**DATA TO PROCESS:**

····················

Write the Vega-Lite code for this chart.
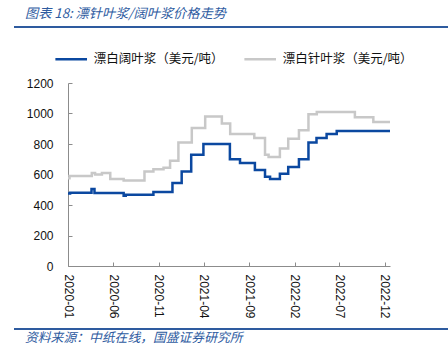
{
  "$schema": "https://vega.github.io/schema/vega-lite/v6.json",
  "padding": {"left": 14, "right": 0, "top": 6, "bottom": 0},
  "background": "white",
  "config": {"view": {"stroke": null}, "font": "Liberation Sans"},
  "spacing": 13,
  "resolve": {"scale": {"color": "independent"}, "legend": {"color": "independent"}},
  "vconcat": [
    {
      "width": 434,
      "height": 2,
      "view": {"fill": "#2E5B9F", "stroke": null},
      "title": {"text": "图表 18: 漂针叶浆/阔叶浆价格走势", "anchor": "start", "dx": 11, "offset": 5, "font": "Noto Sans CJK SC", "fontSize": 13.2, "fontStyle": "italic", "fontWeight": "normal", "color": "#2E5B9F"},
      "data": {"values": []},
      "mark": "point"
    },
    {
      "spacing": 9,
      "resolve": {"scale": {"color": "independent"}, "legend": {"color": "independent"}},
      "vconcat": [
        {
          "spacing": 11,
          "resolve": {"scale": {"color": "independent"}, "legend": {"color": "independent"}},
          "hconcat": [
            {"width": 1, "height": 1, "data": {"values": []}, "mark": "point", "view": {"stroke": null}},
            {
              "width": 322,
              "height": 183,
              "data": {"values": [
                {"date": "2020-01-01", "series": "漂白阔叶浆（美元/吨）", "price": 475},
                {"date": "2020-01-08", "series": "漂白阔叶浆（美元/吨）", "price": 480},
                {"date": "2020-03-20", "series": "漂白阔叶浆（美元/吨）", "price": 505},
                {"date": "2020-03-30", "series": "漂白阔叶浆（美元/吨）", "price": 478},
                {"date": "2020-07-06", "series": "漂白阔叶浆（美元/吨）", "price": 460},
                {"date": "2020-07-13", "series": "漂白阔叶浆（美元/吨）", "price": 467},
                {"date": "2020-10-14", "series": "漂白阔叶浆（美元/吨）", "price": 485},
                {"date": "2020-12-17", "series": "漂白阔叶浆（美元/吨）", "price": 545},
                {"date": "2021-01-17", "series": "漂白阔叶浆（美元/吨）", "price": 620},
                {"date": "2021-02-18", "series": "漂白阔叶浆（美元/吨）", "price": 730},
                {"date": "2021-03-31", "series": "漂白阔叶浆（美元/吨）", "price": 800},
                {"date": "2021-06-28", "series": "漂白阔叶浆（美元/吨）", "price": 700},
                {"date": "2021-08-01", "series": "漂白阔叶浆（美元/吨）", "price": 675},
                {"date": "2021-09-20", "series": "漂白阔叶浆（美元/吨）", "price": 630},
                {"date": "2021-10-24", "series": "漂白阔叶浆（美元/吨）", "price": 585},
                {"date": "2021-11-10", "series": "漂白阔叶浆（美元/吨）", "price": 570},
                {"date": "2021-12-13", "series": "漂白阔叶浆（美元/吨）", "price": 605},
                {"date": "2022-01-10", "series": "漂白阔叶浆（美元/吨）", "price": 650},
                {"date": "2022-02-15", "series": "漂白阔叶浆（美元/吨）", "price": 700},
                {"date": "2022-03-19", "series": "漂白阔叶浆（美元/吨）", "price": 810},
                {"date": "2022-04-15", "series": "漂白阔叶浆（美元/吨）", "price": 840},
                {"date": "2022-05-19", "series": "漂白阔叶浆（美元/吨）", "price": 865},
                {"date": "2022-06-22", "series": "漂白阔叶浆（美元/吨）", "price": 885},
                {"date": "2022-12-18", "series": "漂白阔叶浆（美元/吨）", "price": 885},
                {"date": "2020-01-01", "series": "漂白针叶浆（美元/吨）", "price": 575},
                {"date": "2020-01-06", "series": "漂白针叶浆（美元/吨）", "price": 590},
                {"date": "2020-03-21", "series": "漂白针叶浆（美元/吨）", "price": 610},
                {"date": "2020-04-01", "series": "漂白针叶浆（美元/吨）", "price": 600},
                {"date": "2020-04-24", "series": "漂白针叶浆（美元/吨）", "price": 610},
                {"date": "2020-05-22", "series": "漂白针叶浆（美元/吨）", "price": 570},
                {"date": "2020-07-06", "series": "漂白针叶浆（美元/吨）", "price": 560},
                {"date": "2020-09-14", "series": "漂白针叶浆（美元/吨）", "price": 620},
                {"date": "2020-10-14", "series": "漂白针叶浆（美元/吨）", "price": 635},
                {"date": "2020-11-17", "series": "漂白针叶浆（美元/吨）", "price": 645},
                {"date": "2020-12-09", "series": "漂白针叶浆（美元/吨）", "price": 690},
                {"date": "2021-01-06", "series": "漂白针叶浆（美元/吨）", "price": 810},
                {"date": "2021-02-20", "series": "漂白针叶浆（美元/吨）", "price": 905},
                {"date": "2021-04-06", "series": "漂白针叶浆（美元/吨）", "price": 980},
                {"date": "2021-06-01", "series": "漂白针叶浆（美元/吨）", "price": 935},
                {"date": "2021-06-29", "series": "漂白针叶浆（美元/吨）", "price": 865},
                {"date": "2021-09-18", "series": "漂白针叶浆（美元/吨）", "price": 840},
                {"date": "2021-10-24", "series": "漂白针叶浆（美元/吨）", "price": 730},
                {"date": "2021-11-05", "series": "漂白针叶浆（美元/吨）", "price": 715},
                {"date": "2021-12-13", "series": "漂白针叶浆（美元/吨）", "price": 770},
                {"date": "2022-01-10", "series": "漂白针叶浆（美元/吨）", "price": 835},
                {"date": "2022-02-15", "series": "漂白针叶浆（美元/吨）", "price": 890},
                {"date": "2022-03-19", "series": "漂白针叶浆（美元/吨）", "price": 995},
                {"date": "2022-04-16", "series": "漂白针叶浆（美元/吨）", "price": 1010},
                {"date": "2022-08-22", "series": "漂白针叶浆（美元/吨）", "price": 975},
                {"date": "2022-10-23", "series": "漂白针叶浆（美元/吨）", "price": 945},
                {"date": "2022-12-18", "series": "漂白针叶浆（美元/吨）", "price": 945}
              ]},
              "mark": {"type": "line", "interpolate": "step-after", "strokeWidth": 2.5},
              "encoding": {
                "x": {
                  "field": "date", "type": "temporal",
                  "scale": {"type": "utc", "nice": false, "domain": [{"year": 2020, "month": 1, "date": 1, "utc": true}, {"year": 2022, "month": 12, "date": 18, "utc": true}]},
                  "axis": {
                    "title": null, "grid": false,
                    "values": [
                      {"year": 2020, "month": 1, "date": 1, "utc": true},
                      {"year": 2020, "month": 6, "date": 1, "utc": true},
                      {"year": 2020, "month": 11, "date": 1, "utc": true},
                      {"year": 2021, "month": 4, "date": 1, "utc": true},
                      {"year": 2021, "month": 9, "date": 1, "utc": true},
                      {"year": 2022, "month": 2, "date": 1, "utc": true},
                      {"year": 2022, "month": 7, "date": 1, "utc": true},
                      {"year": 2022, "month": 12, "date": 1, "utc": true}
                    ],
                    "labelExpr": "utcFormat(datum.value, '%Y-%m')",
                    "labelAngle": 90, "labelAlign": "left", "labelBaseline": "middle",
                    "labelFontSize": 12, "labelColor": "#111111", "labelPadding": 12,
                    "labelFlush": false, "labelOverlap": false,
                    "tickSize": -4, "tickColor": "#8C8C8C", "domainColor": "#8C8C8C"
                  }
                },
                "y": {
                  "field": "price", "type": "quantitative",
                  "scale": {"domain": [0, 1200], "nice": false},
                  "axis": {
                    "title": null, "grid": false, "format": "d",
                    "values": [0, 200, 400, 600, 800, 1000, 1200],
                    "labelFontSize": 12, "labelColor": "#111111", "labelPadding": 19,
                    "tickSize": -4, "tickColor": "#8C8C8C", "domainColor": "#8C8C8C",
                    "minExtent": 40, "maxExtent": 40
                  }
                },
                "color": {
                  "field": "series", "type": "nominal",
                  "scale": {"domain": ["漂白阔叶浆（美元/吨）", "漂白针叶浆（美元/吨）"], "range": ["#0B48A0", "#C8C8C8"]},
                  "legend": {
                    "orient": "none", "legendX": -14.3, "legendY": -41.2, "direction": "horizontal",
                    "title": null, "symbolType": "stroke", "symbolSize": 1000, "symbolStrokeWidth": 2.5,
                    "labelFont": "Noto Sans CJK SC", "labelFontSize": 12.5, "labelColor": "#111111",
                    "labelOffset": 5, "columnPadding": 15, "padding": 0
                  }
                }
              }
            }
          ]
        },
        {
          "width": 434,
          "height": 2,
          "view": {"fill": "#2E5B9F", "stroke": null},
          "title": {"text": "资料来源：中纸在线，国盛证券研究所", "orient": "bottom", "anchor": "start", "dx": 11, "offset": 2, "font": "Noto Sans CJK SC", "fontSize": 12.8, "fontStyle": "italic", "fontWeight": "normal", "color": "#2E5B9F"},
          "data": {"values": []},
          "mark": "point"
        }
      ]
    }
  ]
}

····················

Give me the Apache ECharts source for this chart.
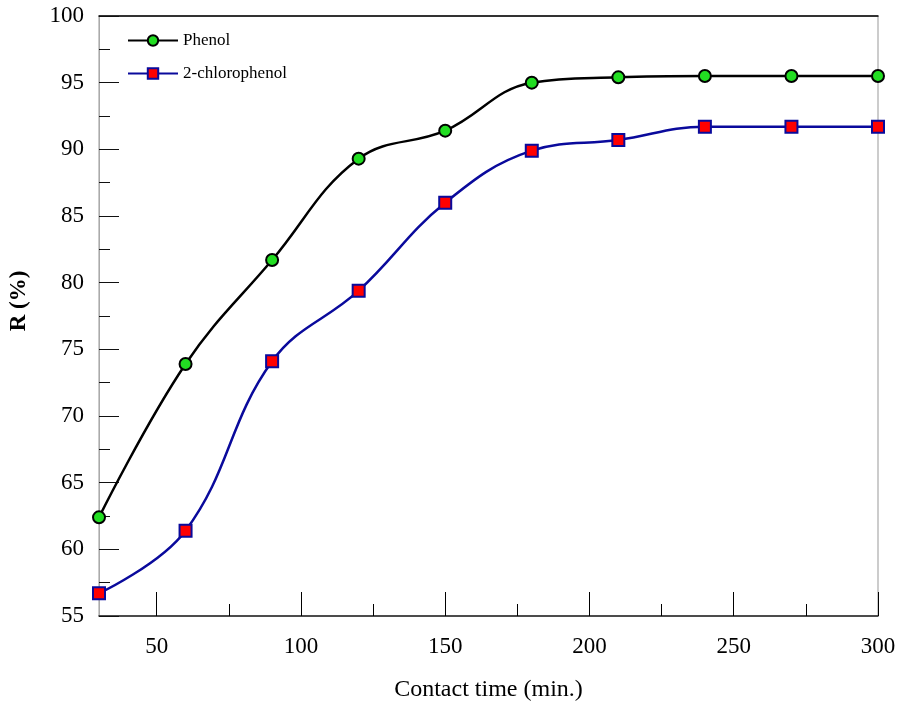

····················

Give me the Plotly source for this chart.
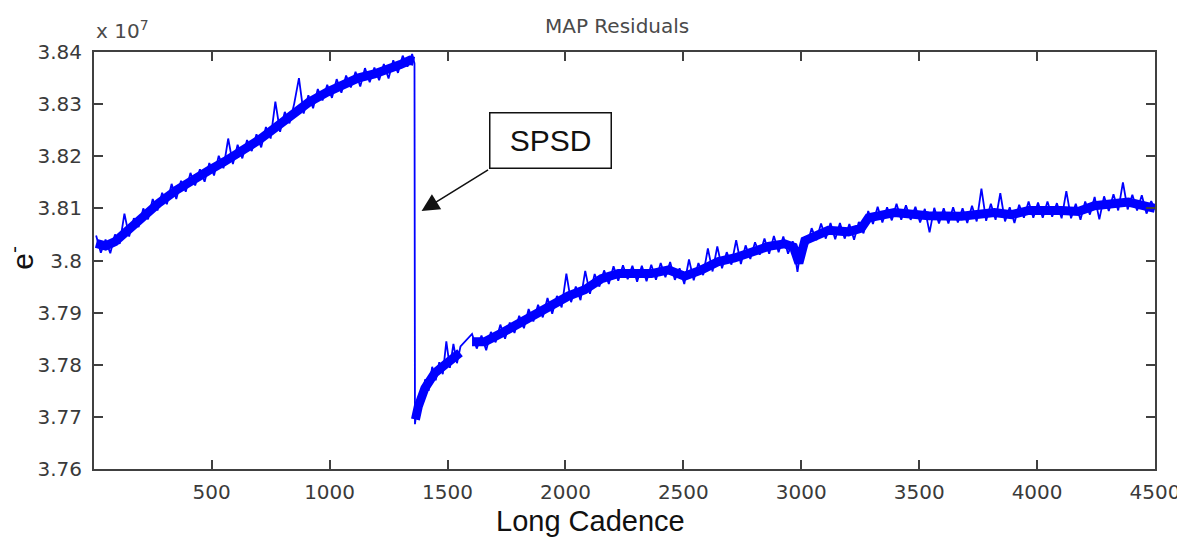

····················

**WORK REQUIRED:**
Copy whichever lines in the listing above contain the word "this".

**EXERCISE RESPONSE:**
Write the Vega-Lite code for this chart.
Give me the Apache ECharts source for this chart.
Give me the Plotly source for this chart.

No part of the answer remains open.